AI Generated Art: Kelly McKerman v. Stable Diffusion and Midjourney

A trio of artists — Sarah Andersen, Kelly McKernan, and Karla Ortiz — filed a lawsuit against AI art generators Stable Diffusion and Midjourney, and artist portfolio platform DeviantArt, which recently created its own AI art generator, DreamUp, alleging that these organizations have infringed the rights of “millions of artists” by training their AI tools on five billion images scraped from the web “with­out the con­sent of the orig­i­nal artists.”

The lawsuit has been filed by lawyer and typographer Matthew Butterick along with the Joseph Saveri Law Firm, which specializes in antitrust and class action cases. Butterick and Saveri are currently suing Microsoft, GitHub, and OpenAI in a similar case involving the AI programming model CoPilot, which is trained on lines of code collected from the web.

1/ As I learned more about how the deeply exploitative AI media models practices I realized there was no legal precedent to set this right. Let’s change that.

Read more about our class action lawsuit, including how to contact the firm here: https://t.co/yvX4YZMfrG— Karla Ortiz 🐀 (@kortizart) January 15, 2023

In a blog post announcing the suit, Butterick describes the case as “another step toward mak­ing AI fair & eth­i­cal for every­one.” He says the capacity of AI art tools like Stable Diffusion to “flood the mar­ket with an essen­tially unlim­ited num­ber of infring­ing images will inflict per­ma­nent dam­age on the mar­ket for art and artists.”

Since AI art tools exploded in popularity over the past year, the art community has reacted strongly. While some say these tools can be helpful, much like past generations of software like Photoshop and Illustrators, many more object to the use of their work to train these money-making systems. Generative AI art models are trained on billions of images collected from the web, generally without the creators’ knowledge or consent. AI art generators can then be used to create artwork that replicates the style of specific artists.

The creators of AI art tools generally argue that the training of this software on copyrighted data is covered (in the US at least) by fair use doctrine. But when litigating fair use cases, there are numerous complicating factors with respect to AI art generators. These include the location of organizations behind these tools (as the EU and US have subtly different legal allowances for data scraping) and the purpose of these institutions (Stable Diffusion, for example, is trained on the LAION dataset, which is created by a German-based research non-profit, and non-profits may be treated more favorably than regular companies in fair use cases).

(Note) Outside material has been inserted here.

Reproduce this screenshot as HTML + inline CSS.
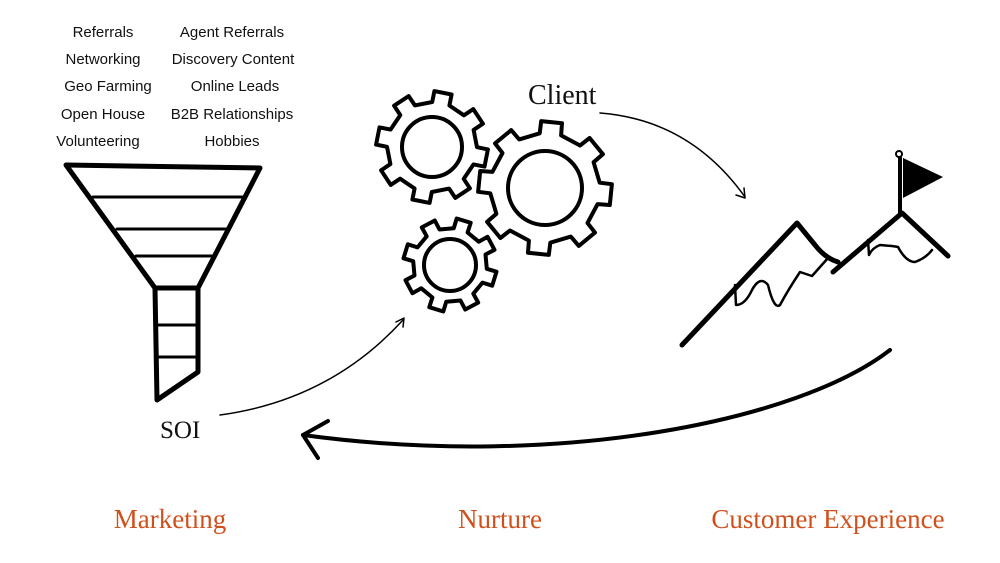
<!DOCTYPE html>
<html><head><meta charset="utf-8"><style>
html,body{margin:0;padding:0;background:#fff;}
svg{display:block}
.l{font-family:"Liberation Sans",sans-serif;font-size:15px;fill:#111;text-anchor:middle}
.s{font-family:"Liberation Serif",serif;fill:#111}
.o{font-family:"Liberation Serif",serif;fill:#d0501c;font-size:27px;text-anchor:middle}
</style></head><body>
<svg id="sv" width="1000" height="563" viewBox="0 0 1000 563" xmlns="http://www.w3.org/2000/svg">
<g fill="none" stroke="#000" stroke-linecap="round" stroke-linejoin="round">
<path d="M66,165 L260,168 L198,288 L155,288 Z" stroke-width="5"/>
<path d="M93,197 H242 M117,229 H226 M136,256 H212" stroke-width="3"/>
<path d="M155,288 L157,400 L198,372 L198,288" stroke-width="5"/>
<path d="M157,325 H198 M157,357 H198" stroke-width="3"/>
<path d="M682,345 L797,223 L815,245 Q825,258 838,262" stroke-width="5"/>
<path d="M833,272 L902,213 L948,256" stroke-width="5"/>
<path d="M900,213 V158" stroke-width="4"/>
<circle cx="899" cy="154" r="3" stroke-width="2"/>
<path d="M735,285 L736,305 Q745,305 752,290 Q760,275 768,285 Q774,310 780,305 Q788,290 800,272 L812,276 L828,258" stroke-width="2.5"/>
<path d="M868,240 L869,255 Q872,248 880,245 Q893,246 898,247 Q906,262 915,262 Q926,258 932,250" stroke-width="2.5"/>
<path d="M220,415 Q330,400 403,320" stroke-width="1.5"/>
<path d="M396,322 L404,318 L403,327" stroke-width="1.5"/>
<path d="M600,113 Q690,120 745,197" stroke-width="1.5"/>
<path d="M736,195 L745,198 L744,188" stroke-width="1.5"/>
<path d="M890,350 C800,420 560,470 303,435" stroke-width="4"/>
<path d="M328,421 L303,435 L318,458" stroke-width="4"/>
<g id="gears" stroke-width="4"></g>
</g>
<path d="M903,158 L943,177 L903,198 Z" fill="#000"/>
<text class="l" x="103" y="37">Referrals</text>
<text class="l" x="103" y="64">Networking</text>
<text class="l" x="108" y="91">Geo Farming</text>
<text class="l" x="103" y="119">Open House</text>
<text class="l" x="98" y="146">Volunteering</text>
<text class="l" x="232" y="37">Agent Referrals</text>
<text class="l" x="233" y="64">Discovery Content</text>
<text class="l" x="235" y="91">Online Leads</text>
<text class="l" x="232" y="119">B2B Relationships</text>
<text class="l" x="232" y="146">Hobbies</text>
<text class="s" x="528" y="104" font-size="28">Client</text>
<text class="s" x="160" y="438" font-size="25">SOI</text>
<text class="o" x="170" y="528">Marketing</text>
<text class="o" x="500" y="528">Nurture</text>
<text class="o" x="828" y="528">Customer Experience</text>
</svg>
<script>
function gear(cx,cy,rb,rt,n,ri,rot){
 var d="",k,a,s=Math.PI*2/n,w=s*0.2;
 for(k=0;k<n;k++){a=rot+k*s;
  var p=[[rb,a-w*1.25],[rt,a-w],[rt,a+w],[rb,a+w*1.25],[rb,a+s-w*1.25]];
  p.forEach(function(q,i){d+=(k==0&&i==0?"M":"L")+(cx+q[0]*Math.cos(q[1])).toFixed(1)+","+(cy+q[0]*Math.sin(q[1])).toFixed(1)+" ";});
 }
 d+="Z";
 return '<path d="'+d+'"/><circle cx="'+cx+'" cy="'+cy+'" r="'+ri+'"/>';
}
document.getElementById("gears").innerHTML=
 gear(432,147,45,56,8,30,0.2)+gear(545,188,55,67,8,37,0.1)+gear(450,265,37,47,8,26,0.3);
</script>
</body></html>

The lawsuit launched by Butterick and the Joseph Saveri Law Firm has also been criticized for containing technical inaccuracies. For example, the suit claims that AI art models “store com­pressed copies of [copyright-protected] train­ing images” and then “recombine” them; functioning as “21st-cen­tury col­lage tool[s].” However, AI art models do not store images at all, but rather mathematical representations of patterns collected from these images. The software does not piece together bits of images in the form of a collage, either, but creates pictures from scratch based on these mathematical representations.